§ **Source material**:

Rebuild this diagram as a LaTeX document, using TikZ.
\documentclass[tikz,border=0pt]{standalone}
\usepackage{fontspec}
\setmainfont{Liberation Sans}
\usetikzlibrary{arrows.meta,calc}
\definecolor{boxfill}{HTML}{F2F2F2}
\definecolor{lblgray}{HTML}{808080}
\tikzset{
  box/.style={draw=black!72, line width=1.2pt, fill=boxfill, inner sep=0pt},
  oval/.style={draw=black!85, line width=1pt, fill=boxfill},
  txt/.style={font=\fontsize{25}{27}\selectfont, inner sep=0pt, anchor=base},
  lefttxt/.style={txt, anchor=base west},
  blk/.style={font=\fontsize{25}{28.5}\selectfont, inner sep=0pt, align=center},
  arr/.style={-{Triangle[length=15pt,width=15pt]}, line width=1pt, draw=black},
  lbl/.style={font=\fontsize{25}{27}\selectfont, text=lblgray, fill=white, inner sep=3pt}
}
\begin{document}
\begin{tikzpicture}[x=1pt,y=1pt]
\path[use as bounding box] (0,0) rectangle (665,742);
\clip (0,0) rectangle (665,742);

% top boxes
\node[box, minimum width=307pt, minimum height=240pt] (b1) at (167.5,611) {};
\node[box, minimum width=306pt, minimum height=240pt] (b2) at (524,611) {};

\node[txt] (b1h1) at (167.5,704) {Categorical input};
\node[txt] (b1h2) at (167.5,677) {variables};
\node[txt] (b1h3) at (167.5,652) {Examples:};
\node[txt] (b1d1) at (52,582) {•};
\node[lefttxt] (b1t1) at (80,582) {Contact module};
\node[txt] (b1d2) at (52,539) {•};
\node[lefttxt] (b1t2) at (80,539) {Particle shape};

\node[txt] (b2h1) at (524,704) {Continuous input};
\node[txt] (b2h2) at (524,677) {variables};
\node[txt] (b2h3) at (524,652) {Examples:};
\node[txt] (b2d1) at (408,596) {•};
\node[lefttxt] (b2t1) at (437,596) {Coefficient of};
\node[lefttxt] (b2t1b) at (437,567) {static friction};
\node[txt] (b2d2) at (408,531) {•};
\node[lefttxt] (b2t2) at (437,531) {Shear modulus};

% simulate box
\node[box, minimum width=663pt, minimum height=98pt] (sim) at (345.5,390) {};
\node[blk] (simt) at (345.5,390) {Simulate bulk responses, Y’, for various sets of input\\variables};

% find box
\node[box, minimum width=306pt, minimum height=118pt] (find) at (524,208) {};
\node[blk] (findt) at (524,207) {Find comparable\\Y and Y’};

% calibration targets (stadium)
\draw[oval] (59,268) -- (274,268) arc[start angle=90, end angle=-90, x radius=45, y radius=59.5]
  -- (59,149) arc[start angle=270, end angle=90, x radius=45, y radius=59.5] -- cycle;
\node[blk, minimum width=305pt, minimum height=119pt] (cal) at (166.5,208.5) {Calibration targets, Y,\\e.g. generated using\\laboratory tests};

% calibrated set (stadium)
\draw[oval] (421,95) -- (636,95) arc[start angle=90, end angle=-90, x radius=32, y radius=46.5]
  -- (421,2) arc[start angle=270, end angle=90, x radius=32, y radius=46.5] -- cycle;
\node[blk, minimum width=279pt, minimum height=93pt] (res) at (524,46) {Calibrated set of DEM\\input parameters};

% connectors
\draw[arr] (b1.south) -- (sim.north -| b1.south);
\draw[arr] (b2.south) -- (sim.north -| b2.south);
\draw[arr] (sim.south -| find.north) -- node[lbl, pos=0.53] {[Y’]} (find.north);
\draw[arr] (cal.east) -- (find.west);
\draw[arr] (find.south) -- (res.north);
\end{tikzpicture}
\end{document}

§ **Problem to work on**: Restate the first line and every line after it, word for word, stopping once the line with "(simt) at (345.5,390)" is done.

§ **Response to the exercise**:
Rebuild this diagram as a LaTeX document, using TikZ.
\documentclass[tikz,border=0pt]{standalone}
\usepackage{fontspec}
\setmainfont{Liberation Sans}
\usetikzlibrary{arrows.meta,calc}
\definecolor{boxfill}{HTML}{F2F2F2}
\definecolor{lblgray}{HTML}{808080}
\tikzset{
  box/.style={draw=black!72, line width=1.2pt, fill=boxfill, inner sep=0pt},
  oval/.style={draw=black!85, line width=1pt, fill=boxfill},
  txt/.style={font=\fontsize{25}{27}\selectfont, inner sep=0pt, anchor=base},
  lefttxt/.style={txt, anchor=base west},
  blk/.style={font=\fontsize{25}{28.5}\selectfont, inner sep=0pt, align=center},
  arr/.style={-{Triangle[length=15pt,width=15pt]}, line width=1pt, draw=black},
  lbl/.style={font=\fontsize{25}{27}\selectfont, text=lblgray, fill=white, inner sep=3pt}
}
\begin{document}
\begin{tikzpicture}[x=1pt,y=1pt]
\path[use as bounding box] (0,0) rectangle (665,742);
\clip (0,0) rectangle (665,742);

% top boxes
\node[box, minimum width=307pt, minimum height=240pt] (b1) at (167.5,611) {};
\node[box, minimum width=306pt, minimum height=240pt] (b2) at (524,611) {};

\node[txt] (b1h1) at (167.5,704) {Categorical input};
\node[txt] (b1h2) at (167.5,677) {variables};
\node[txt] (b1h3) at (167.5,652) {Examples:};
\node[txt] (b1d1) at (52,582) {•};
\node[lefttxt] (b1t1) at (80,582) {Contact module};
\node[txt] (b1d2) at (52,539) {•};
\node[lefttxt] (b1t2) at (80,539) {Particle shape};

\node[txt] (b2h1) at (524,704) {Continuous input};
\node[txt] (b2h2) at (524,677) {variables};
\node[txt] (b2h3) at (524,652) {Examples:};
\node[txt] (b2d1) at (408,596) {•};
\node[lefttxt] (b2t1) at (437,596) {Coefficient of};
\node[lefttxt] (b2t1b) at (437,567) {static friction};
\node[txt] (b2d2) at (408,531) {•};
\node[lefttxt] (b2t2) at (437,531) {Shear modulus};

% simulate box
\node[box, minimum width=663pt, minimum height=98pt] (sim) at (345.5,390) {};
\node[blk] (simt) at (345.5,390) {Simulate bulk responses, Y’, for various sets of input\\variables};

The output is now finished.